Hugh Mackay agrees that while some young people reject the dogma of religion, in an uncertain and often anxious world there are still some who want the sense of certainty charismatic churches offer.
“Pentecostal churches are doing well where there is the promise of an experiential type of worship with vibrant music and a younger community,” Mr Mackay said.
Mr Mackay characterised the Uniting Church as one of the least dogmatic of the major denominations and noted that it was also the most rapidly shrinking.
The countervailing trend to an interest in spiritual matters is what Mr Mackay identifies as a pushing of the centrality of economics and materialism by politicians, marketers and what he calls the “happiness industry”.
“It’s a me-culture period that Western societies are going through,” Mr Mackay said.
“There has been 30 years of propaganda that we are entitled to be rich, that we are entitled to always be happy and this is antithetical to religion.”
Young people are often accused of ‘self-obsession, but Mr Mackay believes there are “early signs of we are moving beyond that to become a more spiritual community-minded way of living”.

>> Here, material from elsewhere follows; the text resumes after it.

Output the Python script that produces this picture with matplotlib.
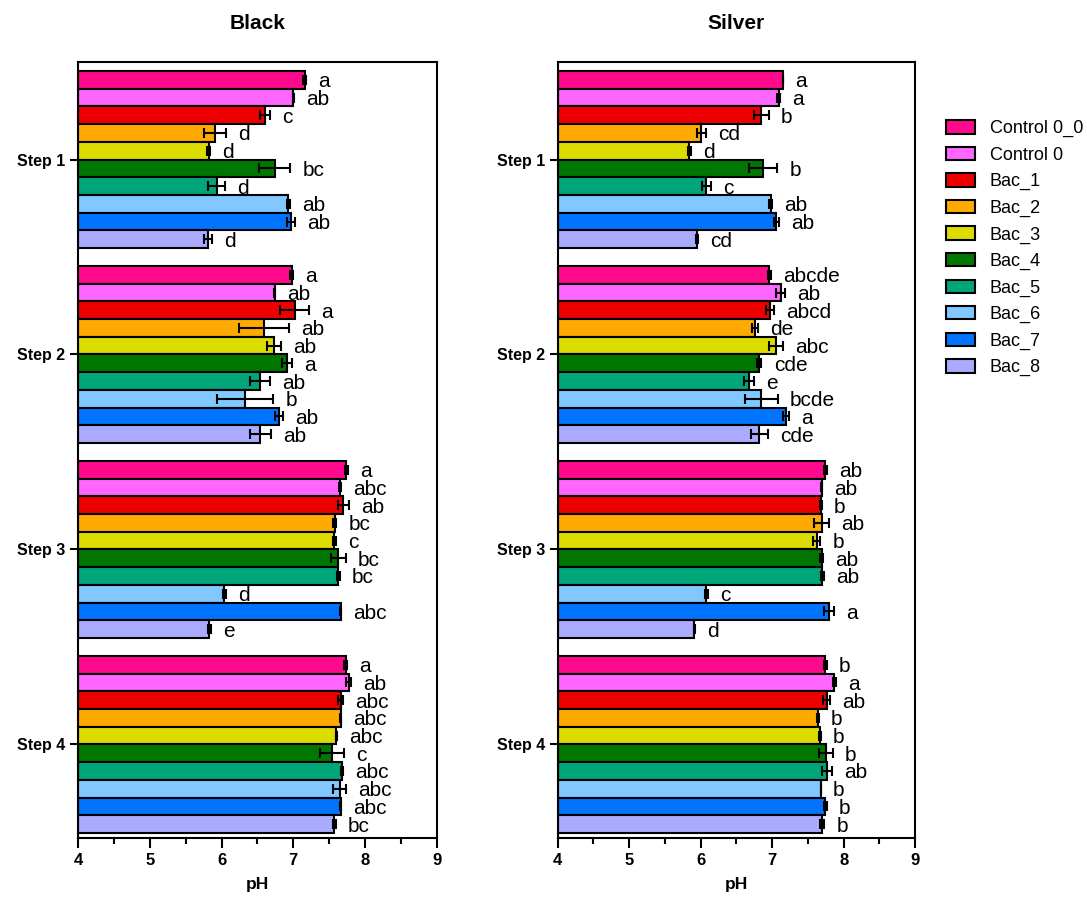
import numpy as np
import matplotlib
matplotlib.use("Agg")
import matplotlib.pyplot as plt
from matplotlib.patches import Patch

plt.rcParams["font.family"] = ["Liberation Sans", "DejaVu Sans"]

steps = ["Step 1", "Step 2", "Step 3", "Step 4"]
treatments = ["Control 0_0", "Control 0", "Bac_1", "Bac_2", "Bac_3",
              "Bac_4", "Bac_5", "Bac_6", "Bac_7", "Bac_8"]
colors = ["#FF0A8C", "#FF66FF", "#EE0000", "#FFAA00", "#DCDC00",
          "#007700", "#00A57A", "#80C8FF", "#0073FF", "#AAAAFF"]

# pH means, one row per step, one column per treatment
black_ph = [
    [7.16, 7.00, 6.60, 5.91, 5.82, 6.74, 5.93, 6.93, 6.97, 5.81],
    [6.98, 6.74, 7.02, 6.59, 6.73, 6.91, 6.53, 6.33, 6.80, 6.54],
    [7.74, 7.65, 7.70, 7.58, 7.57, 7.63, 7.63, 6.04, 7.66, 5.83],
    [7.73, 7.77, 7.66, 7.66, 7.60, 7.54, 7.68, 7.65, 7.66, 7.57],
]
black_sd = [
    [0.02, 0.01, 0.07, 0.15, 0.02, 0.22, 0.12, 0.02, 0.06, 0.06],
    [0.02, 0.01, 0.20, 0.35, 0.095, 0.07, 0.14, 0.39, 0.05, 0.15],
    [0.02, 0.01, 0.07, 0.02, 0.02, 0.10, 0.02, 0.02, 0.01, 0.02],
    [0.02, 0.03, 0.03, 0.01, 0.01, 0.17, 0.01, 0.09, 0.01, 0.02],
]
black_letters = [
    ["a", "ab", "c", "d", "d", "bc", "d", "ab", "ab", "d"],
    ["a", "ab", "a", "ab", "ab", "a", "ab", "b", "ab", "ab"],
    ["a", "abc", "ab", "bc", "c", "bc", "bc", "d", "abc", "e"],
    ["a", "ab", "abc", "abc", "abc", "c", "abc", "abc", "abc", "bc"],
]

silver_ph = [
    [7.15, 7.09, 6.85, 6.01, 5.84, 6.87, 6.08, 6.98, 7.06, 5.95],
    [6.96, 7.12, 6.97, 6.76, 7.05, 6.82, 6.68, 6.85, 7.19, 6.82],
    [7.74, 7.69, 7.68, 7.69, 7.62, 7.69, 7.70, 6.08, 7.80, 5.91],
    [7.74, 7.87, 7.76, 7.64, 7.67, 7.75, 7.76, 7.68, 7.74, 7.70],
]
silver_sd = [
    [0.00, 0.02, 0.10, 0.06, 0.02, 0.20, 0.06, 0.02, 0.04, 0.01],
    [0.02, 0.06, 0.05, 0.04, 0.10, 0.03, 0.07, 0.23, 0.045, 0.12],
    [0.02, 0.01, 0.01, 0.10, 0.05, 0.02, 0.02, 0.02, 0.07, 0.01],
    [0.02, 0.02, 0.05, 0.01, 0.01, 0.10, 0.07, 0.00, 0.02, 0.03],
]
silver_letters = [
    ["a", "a", "b", "cd", "d", "b", "c", "ab", "ab", "cd"],
    ["abcde", "ab", "abcd", "de", "abc", "cde", "e", "bcde", "a", "cde"],
    ["ab", "ab", "b", "ab", "b", "ab", "ab", "c", "a", "d"],
    ["b", "a", "ab", "b", "b", "b", "ab", "b", "b", "b"],
]

XMIN = 4
BAR_H = 0.0908
n_t = len(treatments)

fig = plt.figure(figsize=(10.87, 8.97), dpi=100)
ax_black = fig.add_axes([0.0718, 0.0658, 0.330, 0.865])
ax_silver = fig.add_axes([0.513, 0.0658, 0.329, 0.865])


def draw_panel(ax, title, values, errors, letters):
    for s in range(len(steps)):
        for t in range(n_t):
            y = s + (t - (n_t - 1) / 2) * BAR_H
            v = values[s][t]
            e = errors[s][t]
            ax.barh(y, v - XMIN, left=XMIN, height=BAR_H, color=colors[t],
                    edgecolor="black", linewidth=1.5, zorder=2)
            ax.errorbar(v, y, xerr=e, fmt="none", ecolor="black",
                        elinewidth=1.5, capsize=3.5, capthick=1.5, zorder=3)
            ax.text(v + e + 0.17, y + 0.01, letters[s][t], fontsize=15,
                    ha="left", va="center", zorder=4)
    ax.set_xlim(4, 9)
    ax.set_ylim(3.48, -0.5)
    ax.set_yticks(range(len(steps)))
    ax.set_yticklabels(steps, fontsize=11.5, fontweight="bold")
    ax.set_xticks(range(4, 10))
    ax.set_xticks(np.arange(4.5, 9, 1.0), minor=True)
    ax.set_xticklabels([str(v) for v in range(4, 10)], fontsize=12,
                       fontweight="bold")
    ax.tick_params(axis="x", which="major", direction="out", length=7,
                   width=1.5, pad=4)
    ax.tick_params(axis="x", which="minor", direction="out", length=4,
                   width=1.5)
    ax.tick_params(axis="y", which="major", direction="out", length=6,
                   width=1.5, pad=3)
    for sp in ax.spines.values():
        sp.set_linewidth(1.5)
    ax.set_xlabel("pH", fontsize=12.5, fontweight="bold", labelpad=6)
    ax.set_title(title, fontsize=15, fontweight="bold", pad=24)


draw_panel(ax_black, "Black", black_ph, black_sd, black_letters)
draw_panel(ax_silver, "Silver", silver_ph, silver_sd, silver_letters)

handles = [Patch(facecolor=c, edgecolor="black", linewidth=1.5, label=l)
           for c, l in zip(colors, treatments)]
fig.legend(handles=handles, loc="upper left",
           bbox_to_anchor=(0.864, 0.874), frameon=False, fontsize=13,
           handlelength=1.6, handleheight=0.75, handletextpad=0.8,
           labelspacing=0.52, borderaxespad=0)

fig.savefig("out.png", dpi=100)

Mr Mackay, who describes himself as a Christian agnostic and occasionally attends a liberal Anglican service, does have some advice for the wider church in this milieu of diminished belief but still palpable spiritual hunger.
“The big message is to listen, but not as an institution. See yourself inspired by the people around you,” Mackay said.
“Find out who is in trouble, how you might do things to promote the spirit of community without expecting people will necessarily become regular worshippers.
“Understand that there are many ways into a faith community.”
Mr Mackay personally finds great inspiration in the teachings of Jesus that he said tells us “how we should live and redefine everyone as our neighbour”.